§ **WORK TO BE COMPLETED**
Your answer should be a single number: the count of lines in the material below that hold "chart".

§ **DATA EXTRACT**

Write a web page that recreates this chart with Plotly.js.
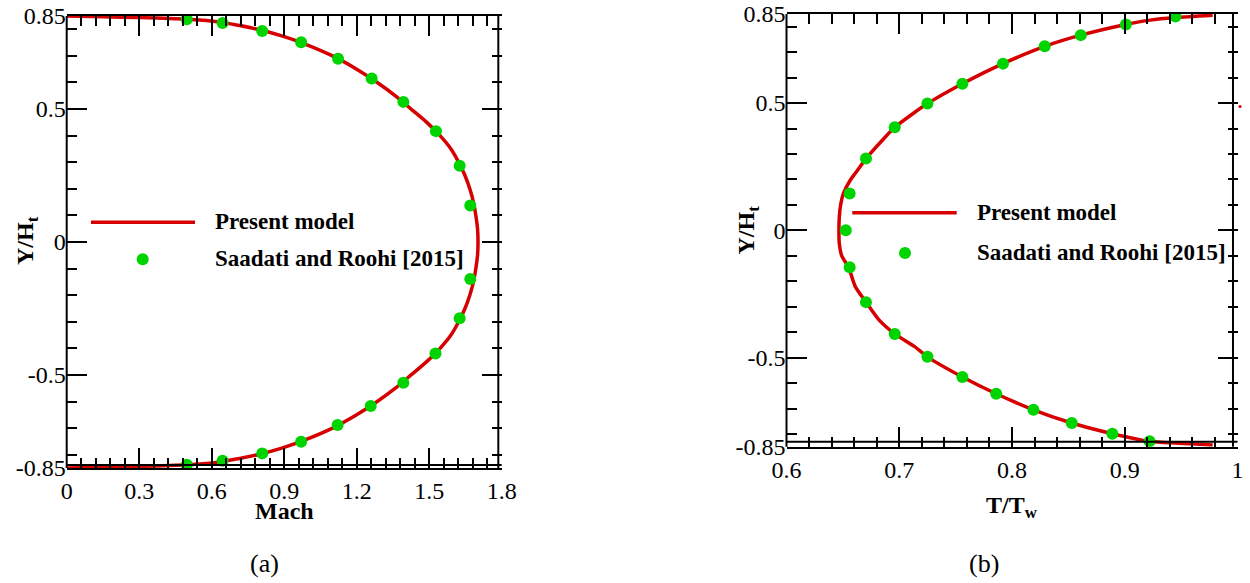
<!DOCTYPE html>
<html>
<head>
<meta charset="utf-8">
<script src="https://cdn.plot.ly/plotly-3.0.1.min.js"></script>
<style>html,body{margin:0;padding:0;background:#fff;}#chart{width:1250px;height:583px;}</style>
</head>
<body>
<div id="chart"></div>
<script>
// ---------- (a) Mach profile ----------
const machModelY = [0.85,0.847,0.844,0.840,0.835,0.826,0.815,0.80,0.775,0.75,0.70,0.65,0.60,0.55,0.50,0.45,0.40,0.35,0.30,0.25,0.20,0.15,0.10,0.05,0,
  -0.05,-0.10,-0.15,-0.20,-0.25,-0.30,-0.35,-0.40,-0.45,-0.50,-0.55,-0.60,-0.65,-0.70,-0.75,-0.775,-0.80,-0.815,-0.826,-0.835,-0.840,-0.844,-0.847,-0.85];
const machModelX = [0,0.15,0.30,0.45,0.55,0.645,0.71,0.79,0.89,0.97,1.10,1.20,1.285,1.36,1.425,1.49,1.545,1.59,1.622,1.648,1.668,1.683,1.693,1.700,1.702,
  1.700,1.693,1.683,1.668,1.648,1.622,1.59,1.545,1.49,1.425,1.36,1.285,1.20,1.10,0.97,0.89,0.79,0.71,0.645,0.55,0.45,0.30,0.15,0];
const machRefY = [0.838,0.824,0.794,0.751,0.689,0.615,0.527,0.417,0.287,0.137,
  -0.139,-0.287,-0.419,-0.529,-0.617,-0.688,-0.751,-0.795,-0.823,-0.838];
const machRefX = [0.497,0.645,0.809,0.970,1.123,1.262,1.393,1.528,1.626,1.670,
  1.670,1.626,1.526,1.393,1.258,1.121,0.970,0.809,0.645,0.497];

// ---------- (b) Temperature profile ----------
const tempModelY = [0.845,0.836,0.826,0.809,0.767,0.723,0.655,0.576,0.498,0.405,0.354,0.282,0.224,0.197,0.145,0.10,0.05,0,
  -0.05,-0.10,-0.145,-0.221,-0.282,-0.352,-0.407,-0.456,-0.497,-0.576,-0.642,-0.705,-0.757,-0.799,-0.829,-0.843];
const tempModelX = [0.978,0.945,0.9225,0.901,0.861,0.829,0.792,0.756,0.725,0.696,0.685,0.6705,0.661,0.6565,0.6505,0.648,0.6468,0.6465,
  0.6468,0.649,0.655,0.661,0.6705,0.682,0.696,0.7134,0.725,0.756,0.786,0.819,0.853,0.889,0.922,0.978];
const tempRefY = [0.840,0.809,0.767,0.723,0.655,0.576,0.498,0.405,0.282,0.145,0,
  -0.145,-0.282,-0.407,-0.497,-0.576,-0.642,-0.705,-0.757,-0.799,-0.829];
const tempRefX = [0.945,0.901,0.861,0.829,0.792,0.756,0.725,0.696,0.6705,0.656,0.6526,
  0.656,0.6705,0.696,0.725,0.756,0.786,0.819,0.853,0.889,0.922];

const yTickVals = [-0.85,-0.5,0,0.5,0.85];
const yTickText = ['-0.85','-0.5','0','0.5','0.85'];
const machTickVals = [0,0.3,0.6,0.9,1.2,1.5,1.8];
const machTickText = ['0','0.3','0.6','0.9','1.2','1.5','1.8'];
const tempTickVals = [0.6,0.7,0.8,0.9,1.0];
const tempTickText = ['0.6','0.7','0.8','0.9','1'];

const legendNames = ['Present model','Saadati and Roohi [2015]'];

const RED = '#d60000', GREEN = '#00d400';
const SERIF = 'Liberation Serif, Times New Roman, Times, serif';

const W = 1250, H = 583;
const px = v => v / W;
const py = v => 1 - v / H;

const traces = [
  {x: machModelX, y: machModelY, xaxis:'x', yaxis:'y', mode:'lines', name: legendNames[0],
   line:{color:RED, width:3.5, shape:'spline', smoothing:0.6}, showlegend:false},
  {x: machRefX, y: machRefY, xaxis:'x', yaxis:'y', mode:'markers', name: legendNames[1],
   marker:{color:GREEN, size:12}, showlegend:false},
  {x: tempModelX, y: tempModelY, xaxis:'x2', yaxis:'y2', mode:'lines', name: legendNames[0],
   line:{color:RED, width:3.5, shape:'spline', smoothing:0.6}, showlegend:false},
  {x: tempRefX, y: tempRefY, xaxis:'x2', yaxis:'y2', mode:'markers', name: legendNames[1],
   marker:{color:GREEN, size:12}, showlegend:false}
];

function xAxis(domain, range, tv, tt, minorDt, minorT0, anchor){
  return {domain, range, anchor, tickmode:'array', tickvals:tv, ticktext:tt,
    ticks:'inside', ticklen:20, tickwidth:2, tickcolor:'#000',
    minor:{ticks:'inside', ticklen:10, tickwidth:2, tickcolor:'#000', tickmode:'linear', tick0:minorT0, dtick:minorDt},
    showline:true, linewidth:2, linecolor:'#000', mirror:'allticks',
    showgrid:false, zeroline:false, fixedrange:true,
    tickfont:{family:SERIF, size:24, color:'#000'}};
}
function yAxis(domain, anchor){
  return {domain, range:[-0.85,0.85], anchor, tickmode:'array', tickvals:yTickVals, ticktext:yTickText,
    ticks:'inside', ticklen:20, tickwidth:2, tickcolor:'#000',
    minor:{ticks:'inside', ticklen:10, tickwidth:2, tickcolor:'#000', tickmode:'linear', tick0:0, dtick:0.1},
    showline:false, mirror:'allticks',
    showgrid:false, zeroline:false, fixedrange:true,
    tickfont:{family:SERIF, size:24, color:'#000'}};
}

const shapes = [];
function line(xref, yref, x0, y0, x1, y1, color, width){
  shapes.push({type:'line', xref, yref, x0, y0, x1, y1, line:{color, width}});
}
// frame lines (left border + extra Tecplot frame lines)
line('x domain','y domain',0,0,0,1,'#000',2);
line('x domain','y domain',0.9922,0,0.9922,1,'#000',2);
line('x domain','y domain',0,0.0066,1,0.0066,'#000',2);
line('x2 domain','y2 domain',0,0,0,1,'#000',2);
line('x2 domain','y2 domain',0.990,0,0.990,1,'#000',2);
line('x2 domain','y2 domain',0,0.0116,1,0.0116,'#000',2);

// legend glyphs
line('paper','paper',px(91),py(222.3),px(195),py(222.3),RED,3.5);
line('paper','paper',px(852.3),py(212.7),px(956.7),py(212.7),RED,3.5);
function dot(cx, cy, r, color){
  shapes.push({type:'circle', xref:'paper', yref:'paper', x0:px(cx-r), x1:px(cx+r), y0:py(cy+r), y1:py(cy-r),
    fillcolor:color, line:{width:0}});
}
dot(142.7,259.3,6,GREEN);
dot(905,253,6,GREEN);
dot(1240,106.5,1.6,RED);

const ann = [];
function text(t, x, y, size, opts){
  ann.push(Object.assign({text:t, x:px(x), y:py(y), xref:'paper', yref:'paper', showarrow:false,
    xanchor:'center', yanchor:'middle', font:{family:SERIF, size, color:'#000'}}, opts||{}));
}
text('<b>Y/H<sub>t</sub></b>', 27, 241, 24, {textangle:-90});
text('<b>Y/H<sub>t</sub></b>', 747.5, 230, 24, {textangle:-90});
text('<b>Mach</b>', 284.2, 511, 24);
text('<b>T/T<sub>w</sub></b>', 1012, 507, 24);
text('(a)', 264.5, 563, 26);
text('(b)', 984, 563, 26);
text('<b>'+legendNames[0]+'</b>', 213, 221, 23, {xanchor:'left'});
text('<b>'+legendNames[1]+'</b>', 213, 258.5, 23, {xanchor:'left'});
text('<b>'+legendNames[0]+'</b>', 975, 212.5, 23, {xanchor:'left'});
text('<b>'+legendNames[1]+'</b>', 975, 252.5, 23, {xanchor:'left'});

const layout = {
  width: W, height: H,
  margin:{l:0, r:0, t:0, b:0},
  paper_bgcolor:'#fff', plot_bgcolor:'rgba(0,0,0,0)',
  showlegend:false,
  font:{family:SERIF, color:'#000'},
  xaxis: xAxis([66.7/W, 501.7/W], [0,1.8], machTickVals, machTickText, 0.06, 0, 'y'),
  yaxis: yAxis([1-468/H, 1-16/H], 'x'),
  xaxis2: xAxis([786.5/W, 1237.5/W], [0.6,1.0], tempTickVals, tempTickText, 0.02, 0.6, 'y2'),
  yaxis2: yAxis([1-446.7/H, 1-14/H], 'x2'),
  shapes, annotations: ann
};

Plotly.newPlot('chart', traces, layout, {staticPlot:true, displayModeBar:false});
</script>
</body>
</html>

§ **EXERCISE SOLUTION**
4